> [Goal] Return every line of the data below that includes the string "code".

> [Information shown]
===

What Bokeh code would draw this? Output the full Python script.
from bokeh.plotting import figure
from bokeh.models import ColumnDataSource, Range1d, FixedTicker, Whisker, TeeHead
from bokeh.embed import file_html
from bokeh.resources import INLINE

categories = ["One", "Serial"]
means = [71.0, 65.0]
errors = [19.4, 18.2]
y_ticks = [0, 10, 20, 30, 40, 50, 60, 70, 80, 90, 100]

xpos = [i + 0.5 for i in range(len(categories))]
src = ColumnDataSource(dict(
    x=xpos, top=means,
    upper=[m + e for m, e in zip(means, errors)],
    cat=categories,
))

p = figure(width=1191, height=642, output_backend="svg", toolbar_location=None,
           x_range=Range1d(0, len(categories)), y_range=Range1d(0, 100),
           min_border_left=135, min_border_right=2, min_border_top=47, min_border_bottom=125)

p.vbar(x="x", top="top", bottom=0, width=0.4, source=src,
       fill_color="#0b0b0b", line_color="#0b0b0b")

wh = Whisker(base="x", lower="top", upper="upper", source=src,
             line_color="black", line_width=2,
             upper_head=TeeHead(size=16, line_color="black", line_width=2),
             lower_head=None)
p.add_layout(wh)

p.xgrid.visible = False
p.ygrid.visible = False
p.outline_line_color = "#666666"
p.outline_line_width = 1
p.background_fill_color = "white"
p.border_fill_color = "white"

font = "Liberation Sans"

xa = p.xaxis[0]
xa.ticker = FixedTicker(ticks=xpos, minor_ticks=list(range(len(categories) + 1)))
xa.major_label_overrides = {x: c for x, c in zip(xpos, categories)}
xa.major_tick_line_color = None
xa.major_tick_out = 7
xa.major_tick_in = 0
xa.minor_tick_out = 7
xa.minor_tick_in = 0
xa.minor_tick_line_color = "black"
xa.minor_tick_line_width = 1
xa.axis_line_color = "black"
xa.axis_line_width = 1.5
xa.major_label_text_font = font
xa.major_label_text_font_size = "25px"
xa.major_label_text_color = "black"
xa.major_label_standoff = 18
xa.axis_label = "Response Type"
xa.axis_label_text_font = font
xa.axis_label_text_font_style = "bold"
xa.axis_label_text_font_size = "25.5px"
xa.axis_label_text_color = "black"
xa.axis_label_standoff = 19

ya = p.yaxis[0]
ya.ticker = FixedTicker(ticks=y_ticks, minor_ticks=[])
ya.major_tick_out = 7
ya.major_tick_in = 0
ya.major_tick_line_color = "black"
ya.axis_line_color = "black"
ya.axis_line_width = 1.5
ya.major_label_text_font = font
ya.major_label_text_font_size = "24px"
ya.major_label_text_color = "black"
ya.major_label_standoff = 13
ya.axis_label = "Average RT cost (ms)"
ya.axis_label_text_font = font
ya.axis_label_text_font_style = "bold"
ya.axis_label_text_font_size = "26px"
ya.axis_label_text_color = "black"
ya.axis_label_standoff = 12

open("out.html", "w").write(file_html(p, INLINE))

===

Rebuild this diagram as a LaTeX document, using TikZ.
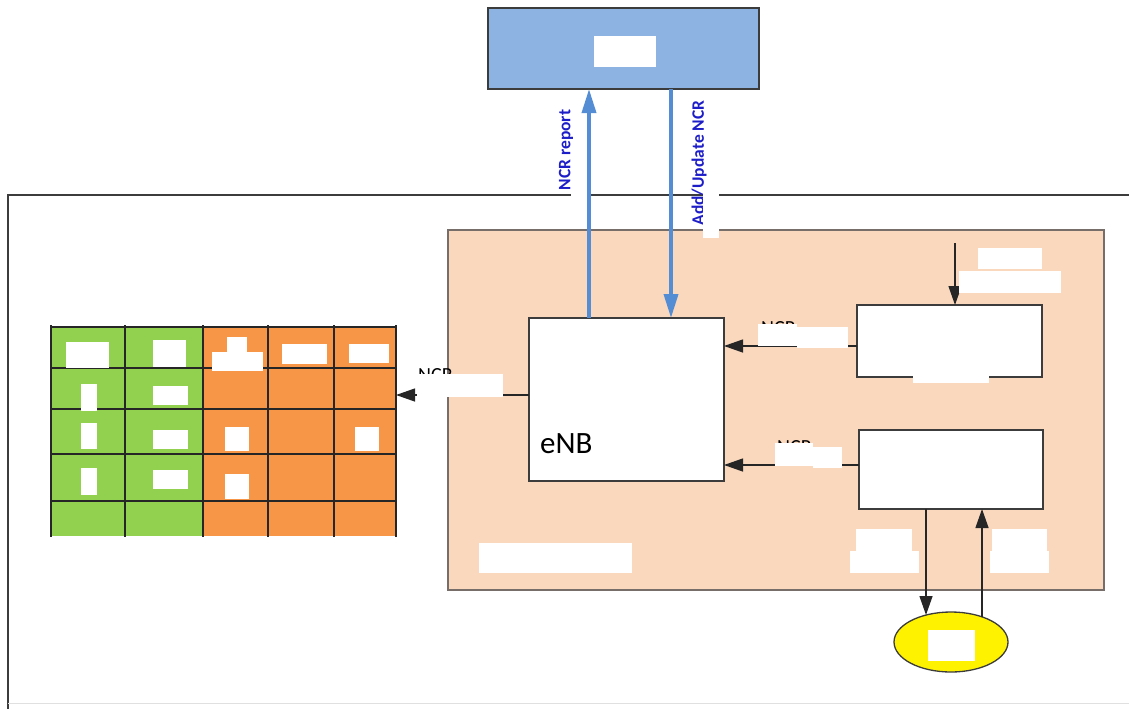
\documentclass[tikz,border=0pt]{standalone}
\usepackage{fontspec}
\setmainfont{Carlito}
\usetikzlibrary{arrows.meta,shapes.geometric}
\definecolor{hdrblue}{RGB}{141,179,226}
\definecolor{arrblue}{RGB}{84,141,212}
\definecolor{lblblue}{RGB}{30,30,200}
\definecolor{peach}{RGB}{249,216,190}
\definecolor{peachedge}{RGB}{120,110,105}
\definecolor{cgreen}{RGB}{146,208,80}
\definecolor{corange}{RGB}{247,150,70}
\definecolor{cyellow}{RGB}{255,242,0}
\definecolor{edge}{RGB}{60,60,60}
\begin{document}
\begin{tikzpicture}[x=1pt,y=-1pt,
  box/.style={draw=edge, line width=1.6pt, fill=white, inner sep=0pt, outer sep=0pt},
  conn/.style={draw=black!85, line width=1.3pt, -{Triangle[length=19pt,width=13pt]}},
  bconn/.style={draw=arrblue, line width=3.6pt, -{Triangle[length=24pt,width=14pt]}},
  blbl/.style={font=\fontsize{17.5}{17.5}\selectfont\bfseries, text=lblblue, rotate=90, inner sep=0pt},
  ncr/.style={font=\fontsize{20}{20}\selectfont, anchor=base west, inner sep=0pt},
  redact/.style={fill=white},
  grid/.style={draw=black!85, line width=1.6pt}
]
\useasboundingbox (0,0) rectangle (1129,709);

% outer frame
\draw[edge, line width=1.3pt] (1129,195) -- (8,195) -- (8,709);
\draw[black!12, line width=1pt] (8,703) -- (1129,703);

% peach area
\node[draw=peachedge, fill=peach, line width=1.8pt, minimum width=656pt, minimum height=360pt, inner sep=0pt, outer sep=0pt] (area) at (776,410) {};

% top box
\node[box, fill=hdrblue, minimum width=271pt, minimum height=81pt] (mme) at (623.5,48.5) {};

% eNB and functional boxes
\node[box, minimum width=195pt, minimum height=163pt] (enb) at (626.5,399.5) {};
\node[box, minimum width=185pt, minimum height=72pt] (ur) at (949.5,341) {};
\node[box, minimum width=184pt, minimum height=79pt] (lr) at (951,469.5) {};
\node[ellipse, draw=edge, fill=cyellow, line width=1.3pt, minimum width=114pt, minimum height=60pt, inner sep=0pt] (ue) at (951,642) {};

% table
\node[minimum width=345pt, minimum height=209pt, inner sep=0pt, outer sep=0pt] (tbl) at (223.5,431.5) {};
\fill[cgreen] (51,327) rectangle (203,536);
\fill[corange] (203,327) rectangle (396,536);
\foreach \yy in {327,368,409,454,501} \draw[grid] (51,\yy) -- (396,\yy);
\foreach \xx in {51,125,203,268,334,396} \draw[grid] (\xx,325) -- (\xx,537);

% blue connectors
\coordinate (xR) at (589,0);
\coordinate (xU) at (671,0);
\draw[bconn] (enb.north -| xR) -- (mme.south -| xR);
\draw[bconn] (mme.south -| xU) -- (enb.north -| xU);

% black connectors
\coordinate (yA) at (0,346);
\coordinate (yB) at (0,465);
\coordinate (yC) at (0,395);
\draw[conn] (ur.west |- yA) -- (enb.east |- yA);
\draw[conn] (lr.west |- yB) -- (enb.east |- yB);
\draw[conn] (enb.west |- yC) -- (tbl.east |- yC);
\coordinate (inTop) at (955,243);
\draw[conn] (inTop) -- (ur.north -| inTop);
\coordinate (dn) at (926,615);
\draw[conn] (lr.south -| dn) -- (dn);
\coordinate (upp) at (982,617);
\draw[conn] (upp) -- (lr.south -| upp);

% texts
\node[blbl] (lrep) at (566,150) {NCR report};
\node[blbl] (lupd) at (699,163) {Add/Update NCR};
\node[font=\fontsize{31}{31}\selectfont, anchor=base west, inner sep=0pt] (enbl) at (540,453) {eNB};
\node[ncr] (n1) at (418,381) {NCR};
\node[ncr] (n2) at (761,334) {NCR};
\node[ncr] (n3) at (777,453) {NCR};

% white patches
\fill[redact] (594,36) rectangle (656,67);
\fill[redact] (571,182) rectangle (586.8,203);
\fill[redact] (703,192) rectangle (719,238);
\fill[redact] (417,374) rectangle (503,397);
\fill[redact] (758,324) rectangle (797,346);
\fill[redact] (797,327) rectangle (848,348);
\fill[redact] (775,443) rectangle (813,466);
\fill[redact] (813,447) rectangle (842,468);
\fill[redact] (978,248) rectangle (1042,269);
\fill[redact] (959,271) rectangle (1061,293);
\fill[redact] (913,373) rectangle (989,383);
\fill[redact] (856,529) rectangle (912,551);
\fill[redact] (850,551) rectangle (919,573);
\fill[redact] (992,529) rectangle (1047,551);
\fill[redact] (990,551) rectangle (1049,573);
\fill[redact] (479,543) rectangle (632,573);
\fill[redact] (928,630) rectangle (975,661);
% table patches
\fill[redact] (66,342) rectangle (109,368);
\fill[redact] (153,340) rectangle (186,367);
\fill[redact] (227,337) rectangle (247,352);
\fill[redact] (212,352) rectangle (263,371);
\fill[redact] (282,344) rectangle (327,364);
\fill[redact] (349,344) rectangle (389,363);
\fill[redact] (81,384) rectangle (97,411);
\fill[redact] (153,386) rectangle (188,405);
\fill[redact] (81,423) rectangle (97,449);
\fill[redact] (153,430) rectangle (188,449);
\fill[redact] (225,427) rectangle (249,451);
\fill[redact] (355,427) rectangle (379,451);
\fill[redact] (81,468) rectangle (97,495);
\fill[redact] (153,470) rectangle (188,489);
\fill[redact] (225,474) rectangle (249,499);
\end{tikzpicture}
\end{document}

===

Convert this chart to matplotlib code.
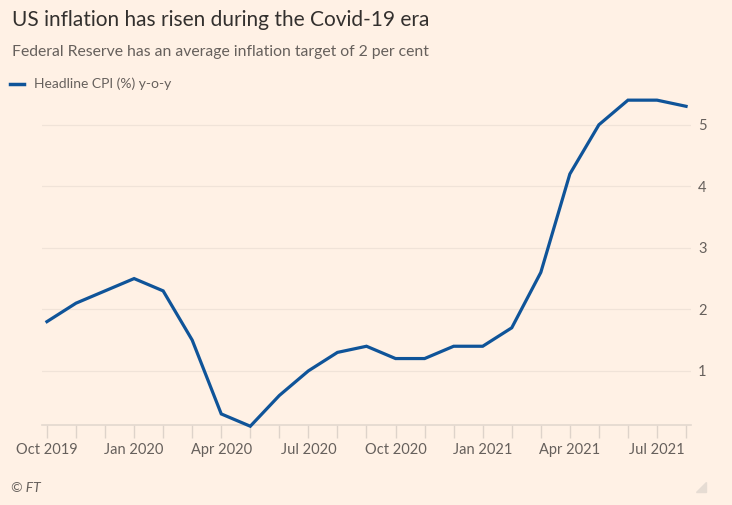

===

> [The response]
What Bokeh code would draw this? Output the full Python script.
Convert this chart to matplotlib code.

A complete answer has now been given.